Explorations that led to the proposed solutions
I began exploring the article page on a mobile layout as this was the most visited template a user would see on the site. The process bypassed the wireframe stage with the use of this genius spreadsheet which helped to account for all components that would make up this template. I explored designs and placement and hierarchy of all elements identified in the wireframe spreadsheet. These elements were the site header, document breadcrumbs, article header, image, by-line, share tools etc. Below is how the designs quickly evolved in a matter of weeks.
Iterate, Iterate, Iterate…
Progression of mobile first article design.
Design progress of a Type 2 Diabetes category landing page mobile design
Determining color & typography
Because ninety-five percent of the information on this site is written language, we needed to find a strong, purposeful typeface that could provide the brand it’s visual identity. At the same time, we wanted to respect the reader by clearly highlighting important context and content. Typography pairing exploration resulted in the selection of FS Albert font because of its warm and friendly characteristics as well as its strong bold appearance. We paired it with Merriweather for the main body copy which is easy to read on screens.
First style guide that came together to help communicate direction to the development team as we continued the design exploration
Signature brand attributes to tell the story
During the exploration process, the design of Verywell experience lacked a signature quality. I explored icons that could represent all the different health conditions but it proved difficult to do for every condition. So we ventured into exploring a custom illustration style that provided a human touch that displayed the right balance of playfulness and warmth . The color palette was established to give the designs a calming yet cheery and personable experience. Rounded corners around images and containers visually softens the look and helps to take the edge off reading about serious health topics.
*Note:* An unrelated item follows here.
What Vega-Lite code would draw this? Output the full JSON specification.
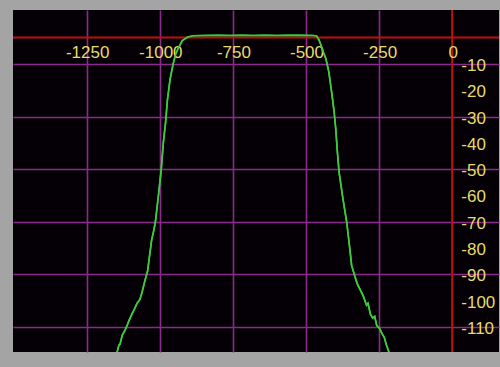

Providing Users Context and Navigation
Initial reading experience on About Health was unclear and there was no easy way to navigate the depth of content available to users on a given topic. It was critical to design a system to help guide the users to take the next step and to provide them context for where they were in the universe of that topic. I looked at others sites for inspiration and designed a left navigation that is consistent and available for users throughout the entire site experience.